La Revue a fait connaître à ses lecteurs le livre de M. Espinas à l’époque de sa publication. La nouveauté du sujet et la manière dont il était traité promettaient à l’auteur un succès qui ne s’est pas fait attendre. Cet ouvrage a été accueilli à l’étranger[1] aussi bien que chez nous. L’appréciation de juges compétents et une traduction allemande par M. Schlœsser, qui va bientôt paraître, en font foi.

Dans cette deuxième édition française, M. Espinas a ajouté divers appendices, dont l’un, consacré à la théorie des individualités, est traduit du Manuel de zoologie de Jaeger : mais l’addition capitale est une longue introduction (155 pages) consacrée à l’histoire de la sociologie depuis l’époque grecque jusqu’à nos jours.

Ce morceau donne à l’ouvrage sa signification véritable et en détermine la portée. L’auteur en effet, en abordant l’étude des sociétés animales, champ si peu exploré en dehors des naturalistes, s’est proposé de contribuer à l’étude de la sociologie humaine. « C’est, dit-il, une tentative aussi vaine que fréquemment renouvelée que celle de découvrir les lois de la vie sociale dans l’homme, indépendamment de toute comparaison avec les autres manifestations de la vie sociale dans le reste de la nature. Mais, il faut le reconnaître, un simple rapprochement ne suffit pas : une étude approfondie des deux termes de la comparaison (les sociétés humaines, les sociétés animales) est la condition préliminaire indispensable d’une détermination exacte de leurs rapports. Voilà pourquoi nous portons cette fois toute notre attention sur les sociétés animales. Quand la connaissance expérimentale des sociétés humaines sera assez avancée, la comparaison pourra être fructueuse, et une généralisation destinée à embrasser les unes et les autres sous une même loi sera tentée avec quelque chance de succès. »
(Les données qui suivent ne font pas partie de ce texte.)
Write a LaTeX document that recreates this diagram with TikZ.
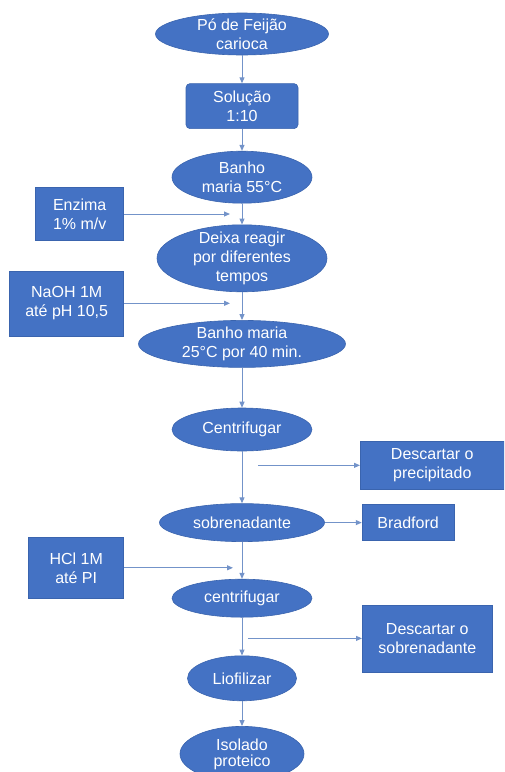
\documentclass[tikz,border=0pt]{standalone}
\usepackage{fontspec}
\setmainfont{Liberation Sans}
\usetikzlibrary{positioning, arrows.meta, shapes.geometric, calc}
\definecolor{boxblue}{HTML}{4472C4}
\definecolor{edgeblue}{HTML}{3A64AE}
\definecolor{lineblue}{HTML}{7393C9}

\begin{document}
\begin{tikzpicture}[
    node distance=20pt,
    blob/.style={ellipse, fill=boxblue, draw=edgeblue, line width=0.6pt, text=white, font=\fontsize{16}{19}\selectfont, align=center, inner xsep=0pt, inner ysep=-3pt},
    box/.style={rectangle, fill=boxblue, draw=edgeblue, line width=0.6pt, text=white, font=\fontsize{16}{19}\selectfont, align=center, inner sep=2pt},
    arr/.style={-{Triangle[length=6pt,width=5pt]}, draw=lineblue, line width=1pt},
]
\clip (0,0) rectangle (504pt,-772pt);

% Main line
\node[blob, minimum width=173pt, minimum height=42pt] (po) at (242pt,-34pt) {Pó de Feijão\\carioca};
\node[box, rounded corners=4pt, minimum width=112pt, minimum height=45pt, below=28pt of po] (sol) {Solução\\1:10};
\node[blob, minimum width=140pt, minimum height=52pt, below=22pt of sol] (banho1) {Banho\\maria 55°C};
\node[blob, minimum width=170pt, minimum height=67pt, below=21pt of banho1] (deixa) {Deixa reagir\\por diferentes\\tempos};
\node[blob, minimum width=207pt, minimum height=47pt, below=28pt of deixa] (banho2) {Banho maria\\25°C por 40 min.};
\node[blob, minimum width=140pt, minimum height=43pt, below=40pt of banho2] (centr1) {Centrifugar};
\node[blob, minimum width=165pt, minimum height=38pt, below=52pt of centr1] (sobren) {sobrenadante};
\node[blob, minimum width=140pt, minimum height=38pt, below=37pt of sobren] (centr2) {centrifugar};
\node[blob, minimum width=109pt, minimum height=45pt, below=38pt of centr2] (liof) {Liofilizar};
\node[blob, minimum width=124pt, minimum height=55pt, font=\fontsize{16}{16}\selectfont, below=25pt of liof] (iso) {Isolado\\proteico};

% Points on the main line
\coordinate (m1) at ($(banho1.south)!0.5!(deixa.north)$);
\coordinate (m2) at ($(deixa.south)!0.4!(banho2.north)$);
\coordinate (m3) at ($(centr1.south)!0.27!(sobren.north)$);
\coordinate (m4) at ($(sobren.south)!0.7!(centr2.north)$);
\coordinate (m5) at ($(centr2.south)!0.55!(liof.north)$);

% Side boxes
\node[box, minimum width=88pt, minimum height=53pt, left=118pt of m1] (enz) {Enzima\\1\% m/v};
\node[box, minimum width=114pt, minimum height=65pt, left=118pt of m2] (naoh) {NaOH 1M\\até pH 10,5};
\node[box, minimum width=95pt, minimum height=61pt, left=118pt of m4] (hcl) {HCl 1M\\até PI};
\node[box, minimum width=144pt, minimum height=48pt, right=118pt of m3] (desc1) {Descartar o\\precipitado};
\node[box, minimum width=92pt, minimum height=36pt, right=37pt of sobren] (brad) {Bradford};
\node[box, minimum width=130pt, minimum height=67pt, right=120pt of m5] (desc2) {Descartar o\\sobrenadante};

% Free ends of side arrows
\coordinate (e1) at ([xshift=-12pt]m1);
\coordinate (e2) at ([xshift=-12pt]m2);
\coordinate (e4) at ([xshift=-9pt]m4);
\coordinate (s3) at ([xshift=16pt]m3);
\coordinate (s5) at ([xshift=6pt]m5);

% Main arrows
\draw[arr] (po) -- (sol);
\draw[arr] (sol) -- (banho1);
\draw[arr] (banho1) -- (deixa);
\draw[arr] (deixa) -- (banho2);
\draw[arr] (banho2) -- (centr1);
\draw[arr] (centr1) -- (sobren);
\draw[arr] (sobren) -- (centr2);
\draw[arr] (centr2) -- (liof);
\draw[arr] (liof) -- (iso);

% Side arrows
\draw[arr] (enz.east) -- (e1);
\draw[arr] (naoh.east) -- (e2);
\draw[arr] (hcl.east) -- (e4);
\draw[arr] (s3) -- (desc1.west);
\draw[arr] (sobren) -- (brad);
\draw[arr] (s5) -- (desc2.west);
\end{tikzpicture}
\end{document}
On ne s’étonnera donc pas de voir l’auteur, à propos des animaux, passer en revue les diverses solutions qui ont été données de ce problème : Qu’est-ce qu’une société d’hommes ? Ce problème, dit-il, a été posé en Grèce par les Sophistes. Quoique leur doctrine ne nous soit connue que par Platon, leur ennemi, nous avons lieu de croire qu’ils ont exprimé pour la première fois cette idée « que l’organisation sociale est un fait de nature qui se produit sinon au hasard, du moins spontanément et qui est antérieur et supérieur aux conventions humaines. »
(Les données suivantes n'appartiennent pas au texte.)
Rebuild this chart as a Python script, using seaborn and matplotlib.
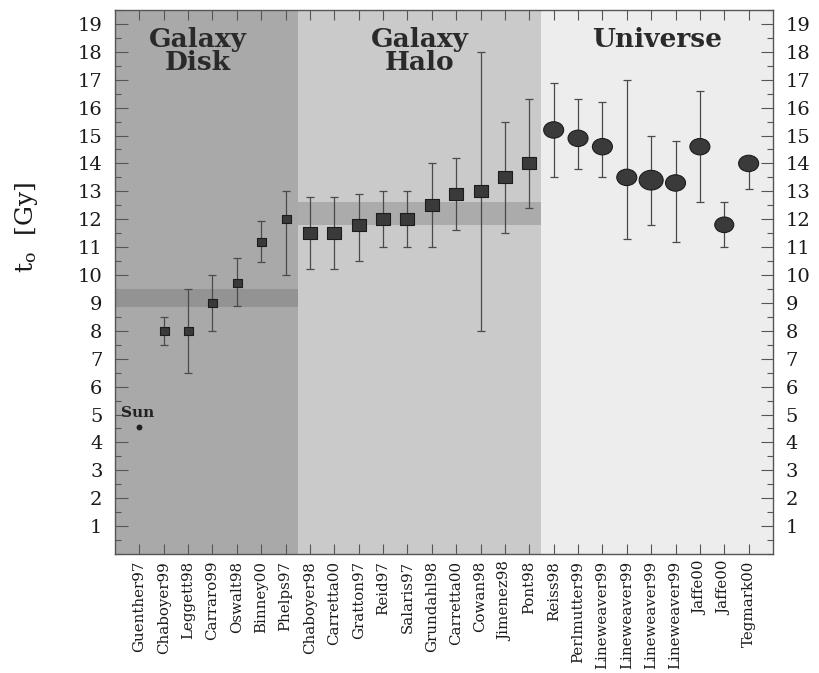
import numpy as np
import pandas as pd
import matplotlib
matplotlib.use("Agg")
import matplotlib.pyplot as plt
from matplotlib.path import Path
from matplotlib.ticker import MultipleLocator, FixedLocator
import seaborn as sns

# ---- data: ages of the Universe / Galaxy estimates [Gyr] ----
disk_labels = ["Guenther97", "Chaboyer99", "Leggett98", "Carraro99",
               "Oswalt98", "Binney00", "Phelps97"]
disk_age = [8.0, 8.0, 9.0, 9.7, 11.2, 12.0]          # Chaboyer99 .. Phelps97
disk_err_lo = [0.5, 1.5, 1.0, 0.8, 0.75, 2.0]
disk_err_hi = [0.5, 1.5, 1.0, 0.9, 0.75, 1.0]
sun_age = 4.55                                         # plotted at Guenther97

halo_labels = ["Chaboyer98", "Carretta00", "Gratton97", "Reid97", "Salaris97",
               "Grundahl98", "Carretta00", "Cowan98", "Jimenez98", "Pont98"]
halo_age = [11.5, 11.5, 11.8, 12.0, 12.0, 12.5, 12.9, 13.0, 13.5, 14.0]
halo_err_lo = [1.3, 1.3, 1.3, 1.0, 1.0, 1.5, 1.3, 5.0, 2.0, 1.6]
halo_err_hi = [1.3, 1.3, 1.1, 1.0, 1.0, 1.5, 1.3, 5.0, 2.0, 2.3]

universe_labels = ["Reiss98", "Perlmutter99", "Lineweaver99", "Lineweaver99",
                   "Lineweaver99", "Lineweaver99", "Jaffe00", "Jaffe00",
                   "Tegmark00"]
universe_age = [15.2, 14.9, 14.6, 13.5, 13.4, 13.3, 14.6, 11.8, 14.0]
universe_err_lo = [1.7, 1.1, 1.1, 2.2, 1.6, 2.1, 2.0, 0.8, 0.9]
universe_err_hi = [1.7, 1.4, 1.6, 3.5, 1.6, 1.5, 2.0, 0.8, 0.0]

disk_band = (8.85, 9.5)
halo_band = (11.8, 12.6)

region_titles = ["Galaxy\nDisk", "Galaxy\nHalo", "Universe"]

# ---- assemble tables ----
labels = disk_labels + halo_labels + universe_labels
n_disk, n_halo, n_univ = len(disk_labels), len(halo_labels), len(universe_labels)
pos = np.arange(len(labels))

disk_df = pd.DataFrame({"x": pos[1:n_disk], "age": disk_age,
                        "lo": disk_err_lo, "hi": disk_err_hi})
halo_df = pd.DataFrame({"x": pos[n_disk:n_disk + n_halo], "age": halo_age,
                        "lo": halo_err_lo, "hi": halo_err_hi})
univ_df = pd.DataFrame({"x": pos[n_disk + n_halo:], "age": universe_age,
                        "lo": universe_err_lo, "hi": universe_err_hi})
univ_marker_px = [20, 20, 20, 20, 24, 20, 20, 19, 20]

# ---- style ----
sns.set_theme(style="ticks")
plt.rcParams["font.family"] = ["DejaVu Serif", "DejaVu Sans"]
plt.rcParams["mathtext.fontset"] = "dejavuserif"

fig = plt.figure(figsize=(8.2, 6.73), dpi=100)
fig.patch.set_facecolor("white")
ax = fig.add_axes([115 / 820, 1 - 554 / 673, (773 - 115) / 820, (554 - 10) / 673])

xmin, xmax = -1, 26
ymin, ymax = 0, 19.5
b1 = n_disk - 0.5
b2 = n_disk + n_halo - 0.5

# region backgrounds
ax.axvspan(xmin, b1, color="#a9a9a9", lw=0, zorder=0)
ax.axvspan(b1, b2, color="#cacaca", lw=0, zorder=0)
ax.axvspan(b2, xmax, color="#ededed", lw=0, zorder=0)
# mean-age bands
ax.fill_between([xmin, b1], *disk_band, color="#939393", lw=0, zorder=1)
ax.fill_between([b1, b2], *halo_band, color="#ababab", lw=0, zorder=1)

# custom marker shapes
rect = Path([(-0.5, -0.44), (0.5, -0.44), (0.5, 0.44), (-0.5, 0.44), (-0.5, -0.44)],
            [Path.MOVETO, Path.LINETO, Path.LINETO, Path.LINETO, Path.CLOSEPOLY])
circ = Path.unit_circle()
ellipse = Path(circ.vertices * np.array([1.0, 0.82]), circ.codes)

err_kw = dict(fmt="none", ecolor="#4a4a4a", elinewidth=0.9, capsize=2.9,
              capthick=0.9, zorder=2)
for df in (disk_df, halo_df, univ_df):
    ax.errorbar(df["x"], df["age"], yerr=[df["lo"], df["hi"]], **err_kw)

pt = 72 / 100  # points per pixel
mk_kw = dict(color="#3a3a3a", edgecolor="#1c1c1c", linewidth=0.8, zorder=3,
             legend=False, ax=ax)
sns.scatterplot(data=disk_df, x="x", y="age", marker=rect,
                s=(9 * pt) ** 2, **mk_kw)
sns.scatterplot(data=halo_df, x="x", y="age", marker=rect,
                s=(13.3 * pt) ** 2, **mk_kw)
sns.scatterplot(data=univ_df, x="x", y="age", marker=ellipse,
                s=[(p * pt) ** 2 for p in univ_marker_px], **mk_kw)

# the Sun
ax.plot([pos[0]], [sun_age], marker="o", ms=3.2, color="#202020", zorder=3)
ax.text(pos[0] - 0.75, sun_age + 0.25, "Sun", fontsize=11, fontweight="bold",
        color="#222222", ha="left", va="bottom")

# region titles
title_kw = dict(fontsize=19, fontweight="bold", color="#2a2a2a",
                ha="center", va="top", linespacing=0.9, zorder=4)
ax.text(2.4, 18.9, region_titles[0], **title_kw)
ax.text((b1 + b2) / 2, 18.9, region_titles[1], **title_kw)
ax.text((b2 + xmax) / 2, 18.9, region_titles[2], **title_kw)

# axes
ax.set_xlim(xmin, xmax)
ax.set_ylim(ymin, ymax)
ax.set_xticks(pos)
ax.set_xticklabels(labels, rotation=90, fontsize=10.8, color="#1a1a1a")
ax.yaxis.set_major_locator(FixedLocator(np.arange(1, 20)))
ax.yaxis.set_minor_locator(MultipleLocator(0.5))
ax.tick_params(axis="x", which="major", direction="in", top=True, bottom=True,
               length=7, width=0.8, color="#555555", pad=5)
ax.tick_params(axis="y", which="major", direction="in", left=True, right=True,
               labelleft=True, labelright=True, length=9, width=0.8,
               color="#555555", labelsize=14, labelcolor="#1a1a1a", pad=9)
ax.tick_params(axis="y", which="minor", direction="in", left=True, right=True,
               length=4.5, width=0.8, color="#555555")
ax.set_xlabel("")
ax.set_ylabel("")
for s in ax.spines.values():
    s.set_visible(True)
    s.set_color("#555555")
    s.set_linewidth(1.0)

fig.text(27 / 820, 1 - 228 / 673, r"t$_\mathrm{o}$  [Gy]", rotation=90,
         fontsize=18, color="#1a1a1a", ha="center", va="center")

fig.savefig("out.png", dpi=100)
Fait de nature ou œuvre artificielle soumise aux seules lois de la logique : telles sont les deux conceptions contraires qui, avec beaucoup de variétés de formes et de compromis, résument l’histoire de toutes

  1. Voir le Mind de janvier 1878 ; la Vierteijahrsschrifl f. w. Philosophie (1878, 2e liv.), art. de Wundt dont nous avons donné l’analyse ; les Philos. Monatshefte, xiv, 3e liv.